Problem
Each line below is to be written out in full, exactly as shown.

Source data

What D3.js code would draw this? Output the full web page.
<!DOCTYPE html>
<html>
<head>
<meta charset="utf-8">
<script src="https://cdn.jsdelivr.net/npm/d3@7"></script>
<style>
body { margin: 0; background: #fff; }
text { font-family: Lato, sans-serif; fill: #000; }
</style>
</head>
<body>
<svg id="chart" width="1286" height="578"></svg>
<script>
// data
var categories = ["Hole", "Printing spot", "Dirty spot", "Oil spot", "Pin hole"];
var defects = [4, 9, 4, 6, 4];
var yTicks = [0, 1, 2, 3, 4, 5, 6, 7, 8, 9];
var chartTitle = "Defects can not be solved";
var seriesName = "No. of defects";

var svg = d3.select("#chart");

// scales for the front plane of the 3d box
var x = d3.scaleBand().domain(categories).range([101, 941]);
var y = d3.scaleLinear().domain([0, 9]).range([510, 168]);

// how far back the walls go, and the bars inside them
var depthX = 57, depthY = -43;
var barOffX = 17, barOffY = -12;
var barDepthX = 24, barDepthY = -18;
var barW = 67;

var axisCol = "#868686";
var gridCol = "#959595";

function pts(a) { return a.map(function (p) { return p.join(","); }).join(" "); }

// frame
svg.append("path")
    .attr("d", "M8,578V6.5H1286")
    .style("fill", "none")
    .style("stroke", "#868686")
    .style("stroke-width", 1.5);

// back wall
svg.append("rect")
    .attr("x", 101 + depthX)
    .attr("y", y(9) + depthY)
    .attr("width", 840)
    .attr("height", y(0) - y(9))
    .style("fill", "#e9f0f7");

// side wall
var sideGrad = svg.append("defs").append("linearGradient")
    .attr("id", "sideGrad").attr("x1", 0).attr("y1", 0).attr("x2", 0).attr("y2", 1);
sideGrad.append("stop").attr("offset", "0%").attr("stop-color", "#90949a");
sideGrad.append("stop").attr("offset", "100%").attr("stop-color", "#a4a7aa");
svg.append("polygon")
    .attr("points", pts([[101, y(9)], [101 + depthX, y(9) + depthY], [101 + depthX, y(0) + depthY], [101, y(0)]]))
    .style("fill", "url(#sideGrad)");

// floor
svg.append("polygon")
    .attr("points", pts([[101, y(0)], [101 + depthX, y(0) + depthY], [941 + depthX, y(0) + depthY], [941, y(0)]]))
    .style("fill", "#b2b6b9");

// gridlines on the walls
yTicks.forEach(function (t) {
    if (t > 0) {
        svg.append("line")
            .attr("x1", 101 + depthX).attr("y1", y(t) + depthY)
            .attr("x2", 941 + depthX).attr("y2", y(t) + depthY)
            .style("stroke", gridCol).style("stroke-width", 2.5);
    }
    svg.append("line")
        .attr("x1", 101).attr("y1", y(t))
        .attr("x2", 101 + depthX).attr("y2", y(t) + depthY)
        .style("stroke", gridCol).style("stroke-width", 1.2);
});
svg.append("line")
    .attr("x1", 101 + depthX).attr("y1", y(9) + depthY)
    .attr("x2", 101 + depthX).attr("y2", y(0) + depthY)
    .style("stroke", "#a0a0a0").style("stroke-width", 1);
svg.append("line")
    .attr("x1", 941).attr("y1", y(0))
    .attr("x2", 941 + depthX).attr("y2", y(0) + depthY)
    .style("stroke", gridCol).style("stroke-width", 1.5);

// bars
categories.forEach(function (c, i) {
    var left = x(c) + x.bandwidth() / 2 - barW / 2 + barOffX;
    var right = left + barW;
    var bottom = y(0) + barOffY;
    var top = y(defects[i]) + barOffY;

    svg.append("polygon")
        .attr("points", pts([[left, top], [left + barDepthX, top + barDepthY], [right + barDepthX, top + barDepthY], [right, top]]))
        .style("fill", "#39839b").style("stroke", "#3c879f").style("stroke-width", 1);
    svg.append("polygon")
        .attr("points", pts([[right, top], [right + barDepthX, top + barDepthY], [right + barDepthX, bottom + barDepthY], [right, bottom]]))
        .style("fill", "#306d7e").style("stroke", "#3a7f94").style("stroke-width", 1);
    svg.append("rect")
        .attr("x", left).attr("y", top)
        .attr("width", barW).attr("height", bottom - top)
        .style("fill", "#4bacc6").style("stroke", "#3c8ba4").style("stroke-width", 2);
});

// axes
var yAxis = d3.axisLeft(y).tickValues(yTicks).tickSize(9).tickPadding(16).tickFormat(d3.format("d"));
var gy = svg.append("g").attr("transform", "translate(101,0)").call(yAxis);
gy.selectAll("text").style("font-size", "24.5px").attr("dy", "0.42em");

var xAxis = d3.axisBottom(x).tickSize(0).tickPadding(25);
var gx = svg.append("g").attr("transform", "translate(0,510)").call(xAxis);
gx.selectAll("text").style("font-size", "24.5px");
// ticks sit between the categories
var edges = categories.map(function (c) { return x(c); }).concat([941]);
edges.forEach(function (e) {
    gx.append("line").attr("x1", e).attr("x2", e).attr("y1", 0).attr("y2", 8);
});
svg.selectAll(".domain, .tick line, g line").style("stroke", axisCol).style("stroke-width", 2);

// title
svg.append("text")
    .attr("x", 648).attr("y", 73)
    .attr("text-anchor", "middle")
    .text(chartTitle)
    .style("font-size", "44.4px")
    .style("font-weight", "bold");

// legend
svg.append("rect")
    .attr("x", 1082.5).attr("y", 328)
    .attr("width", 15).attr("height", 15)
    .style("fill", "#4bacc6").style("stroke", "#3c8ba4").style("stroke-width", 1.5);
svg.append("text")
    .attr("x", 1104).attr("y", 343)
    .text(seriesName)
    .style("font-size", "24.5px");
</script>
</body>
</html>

Full answer
What D3.js code would draw this? Output the full web page.
<!DOCTYPE html>
<html>
<head>
<meta charset="utf-8">
<script src="https://cdn.jsdelivr.net/npm/d3@7"></script>
<style>
body { margin: 0; background: #fff; }
text { font-family: Lato, sans-serif; fill: #000; }
</style>
</head>
<body>
<svg id="chart" width="1286" height="578"></svg>
<script>
// data
var categories = ["Hole", "Printing spot", "Dirty spot", "Oil spot", "Pin hole"];
var defects = [4, 9, 4, 6, 4];
var yTicks = [0, 1, 2, 3, 4, 5, 6, 7, 8, 9];
var chartTitle = "Defects can not be solved";
var seriesName = "No. of defects";

var svg = d3.select("#chart");

// scales for the front plane of the 3d box
var x = d3.scaleBand().domain(categories).range([101, 941]);
var y = d3.scaleLinear().domain([0, 9]).range([510, 168]);

// how far back the walls go, and the bars inside them
var depthX = 57, depthY = -43;
var barOffX = 17, barOffY = -12;
var barDepthX = 24, barDepthY = -18;
var barW = 67;

var axisCol = "#868686";
var gridCol = "#959595";

function pts(a) { return a.map(function (p) { return p.join(","); }).join(" "); }

// frame
svg.append("path")
    .attr("d", "M8,578V6.5H1286")
    .style("fill", "none")
    .style("stroke", "#868686")
    .style("stroke-width", 1.5);

// back wall
svg.append("rect")
    .attr("x", 101 + depthX)
    .attr("y", y(9) + depthY)
    .attr("width", 840)
    .attr("height", y(0) - y(9))
    .style("fill", "#e9f0f7");

// side wall
var sideGrad = svg.append("defs").append("linearGradient")
    .attr("id", "sideGrad").attr("x1", 0).attr("y1", 0).attr("x2", 0).attr("y2", 1);
sideGrad.append("stop").attr("offset", "0%").attr("stop-color", "#90949a");
sideGrad.append("stop").attr("offset", "100%").attr("stop-color", "#a4a7aa");
svg.append("polygon")
    .attr("points", pts([[101, y(9)], [101 + depthX, y(9) + depthY], [101 + depthX, y(0) + depthY], [101, y(0)]]))
    .style("fill", "url(#sideGrad)");

// floor
svg.append("polygon")
    .attr("points", pts([[101, y(0)], [101 + depthX, y(0) + depthY], [941 + depthX, y(0) + depthY], [941, y(0)]]))
    .style("fill", "#b2b6b9");

// gridlines on the walls
yTicks.forEach(function (t) {
    if (t > 0) {
        svg.append("line")
            .attr("x1", 101 + depthX).attr("y1", y(t) + depthY)
            .attr("x2", 941 + depthX).attr("y2", y(t) + depthY)
            .style("stroke", gridCol).style("stroke-width", 2.5);
    }
    svg.append("line")
        .attr("x1", 101).attr("y1", y(t))
        .attr("x2", 101 + depthX).attr("y2", y(t) + depthY)
        .style("stroke", gridCol).style("stroke-width", 1.2);
});
svg.append("line")
    .attr("x1", 101 + depthX).attr("y1", y(9) + depthY)
    .attr("x2", 101 + depthX).attr("y2", y(0) + depthY)
    .style("stroke", "#a0a0a0").style("stroke-width", 1);
svg.append("line")
    .attr("x1", 941).attr("y1", y(0))
    .attr("x2", 941 + depthX).attr("y2", y(0) + depthY)
    .style("stroke", gridCol).style("stroke-width", 1.5);

// bars
categories.forEach(function (c, i) {
    var left = x(c) + x.bandwidth() / 2 - barW / 2 + barOffX;
    var right = left + barW;
    var bottom = y(0) + barOffY;
    var top = y(defects[i]) + barOffY;

    svg.append("polygon")
        .attr("points", pts([[left, top], [left + barDepthX, top + barDepthY], [right + barDepthX, top + barDepthY], [right, top]]))
        .style("fill", "#39839b").style("stroke", "#3c879f").style("stroke-width", 1);
    svg.append("polygon")
        .attr("points", pts([[right, top], [right + barDepthX, top + barDepthY], [right + barDepthX, bottom + barDepthY], [right, bottom]]))
        .style("fill", "#306d7e").style("stroke", "#3a7f94").style("stroke-width", 1);
    svg.append("rect")
        .attr("x", left).attr("y", top)
        .attr("width", barW).attr("height", bottom - top)
        .style("fill", "#4bacc6").style("stroke", "#3c8ba4").style("stroke-width", 2);
});

// axes
var yAxis = d3.axisLeft(y).tickValues(yTicks).tickSize(9).tickPadding(16).tickFormat(d3.format("d"));
var gy = svg.append("g").attr("transform", "translate(101,0)").call(yAxis);
gy.selectAll("text").style("font-size", "24.5px").attr("dy", "0.42em");

var xAxis = d3.axisBottom(x).tickSize(0).tickPadding(25);
var gx = svg.append("g").attr("transform", "translate(0,510)").call(xAxis);
gx.selectAll("text").style("font-size", "24.5px");
// ticks sit between the categories
var edges = categories.map(function (c) { return x(c); }).concat([941]);
edges.forEach(function (e) {
    gx.append("line").attr("x1", e).attr("x2", e).attr("y1", 0).attr("y2", 8);
});
svg.selectAll(".domain, .tick line, g line").style("stroke", axisCol).style("stroke-width", 2);

// title
svg.append("text")
    .attr("x", 648).attr("y", 73)
    .attr("text-anchor", "middle")
    .text(chartTitle)
    .style("font-size", "44.4px")
    .style("font-weight", "bold");

// legend
svg.append("rect")
    .attr("x", 1082.5).attr("y", 328)
    .attr("width", 15).attr("height", 15)
    .style("fill", "#4bacc6").style("stroke", "#3c8ba4").style("stroke-width", 1.5);
svg.append("text")
    .attr("x", 1104).attr("y", 343)
    .text(seriesName)
    .style("font-size", "24.5px");
</script>
</body>
</html>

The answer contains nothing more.